10/3,6 - The Game: Difference between revisions

The Game

The idea behind the game is to use linearity (superposition and proportionality) and time invariance to find an output for a given input. An initial input and output are given.

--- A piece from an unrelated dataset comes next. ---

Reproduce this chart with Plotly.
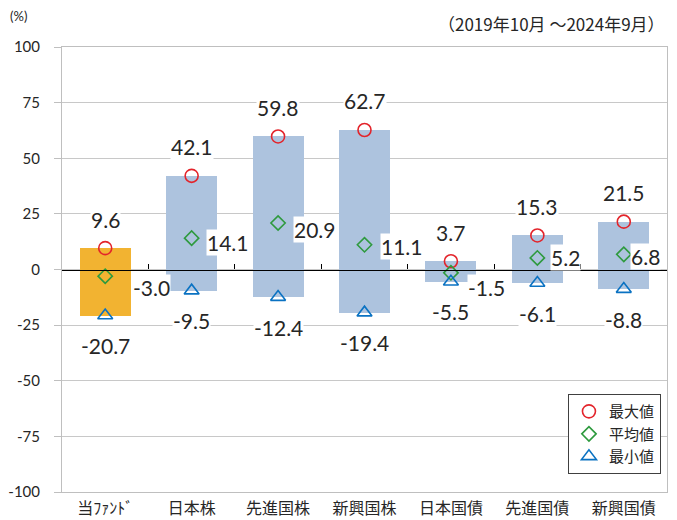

Input	LTI System	Output	Reason
${\displaystyle \delta (t)\,\!}$	${\displaystyle \Longrightarrow }$	${\displaystyle h(t)\,\!}$	Given
${\displaystyle \delta (t-\lambda )\,\!}$	${\displaystyle \Longrightarrow }$	${\displaystyle h(t-\lambda )\,\!}$	Time Invarience
${\displaystyle x(\lambda )\delta (t-\lambda )\,\!}$	${\displaystyle \Longrightarrow }$	${\displaystyle x(\lambda )h(t-\lambda )\,\!}$	Proportionality
${\displaystyle x(t)=\int _{-\infty }^{\infty }x(\lambda )\delta (t-\lambda )\,dx}$	${\displaystyle \Longrightarrow }$	${\displaystyle \underbrace {\int _{-\infty }^{\infty }x(\lambda )h(t-\lambda )\,dx} _{ConvolutionIntegral}}$	Superposition

With the derived equation, note that you can put in any ${\displaystyle x(t)\,\!}$ to find the given output. Just change your t for a lambda and plug n chug.

Example 1

Let ${\displaystyle x(t)=e^{j2\pi nt/T}=e^{j\omega _{n}t}}$

${\displaystyle e^{j\omega _{n}t}}$	${\displaystyle =\int _{-\infty }^{\infty }e^{j\omega _{n}\lambda }h(t-\lambda )\,d\lambda }$	Let ${\displaystyle t-\lambda =u\,\!}$ thus ${\displaystyle du=-d\lambda \,\!}$
	${\displaystyle =-\int _{\infty }^{-\infty }e^{j\omega _{n}(t-u)}h(u)\,du}$	The order of integration switched due to changing from ${\displaystyle -\lambda =u\,\!}$
	${\displaystyle =\underbrace {\left(\int _{-\infty }^{\infty }e^{-j\omega _{n}u}h(u)\,du\right)} _{eigenvalue}\underbrace {e^{j2\pi \omega _{n}t}} _{eigenfunction}}$
	${\displaystyle =\left\langle h(u)\mid e^{j\omega _{n}u}\right\rangle e^{j\omega _{n}t}}$	Different notation
	${\displaystyle =H(\omega _{n})e^{j\omega _{n}t}}$	Different notation

Example 2

Let ${\displaystyle x(t)=x(t+T)=\sum _{n=-\infty }^{\infty }\alpha _{n}e^{j2\pi nt/T}=\sum _{n=-\infty }^{\infty }\alpha _{n}e^{j\omega _{n}t}}$

${\displaystyle \sum _{n=-\infty }^{\infty }\alpha _{n}e^{j\omega _{n}t}}$	${\displaystyle =\sum _{n=-\infty }^{\infty }\alpha _{n}H(\omega _{n})e^{j\omega _{n}t}}$	From Example 1
	${\displaystyle =\sum _{n=-\infty }^{\infty }{\frac {1}{T}}\left\langle x(t)\mid e^{j\omega _{n}t}\right\rangle \left\langle h(u)\mid e^{j\omega _{n}u}\right\rangle e^{j\omega _{n}t}}$	Different notation

Questions

• How do eigenfunction and basisfunctions differ?
• Eigenfunctions will "point" in the same direction after going through the LTI system. It may (probably) have a different coefficient however. Very convenient.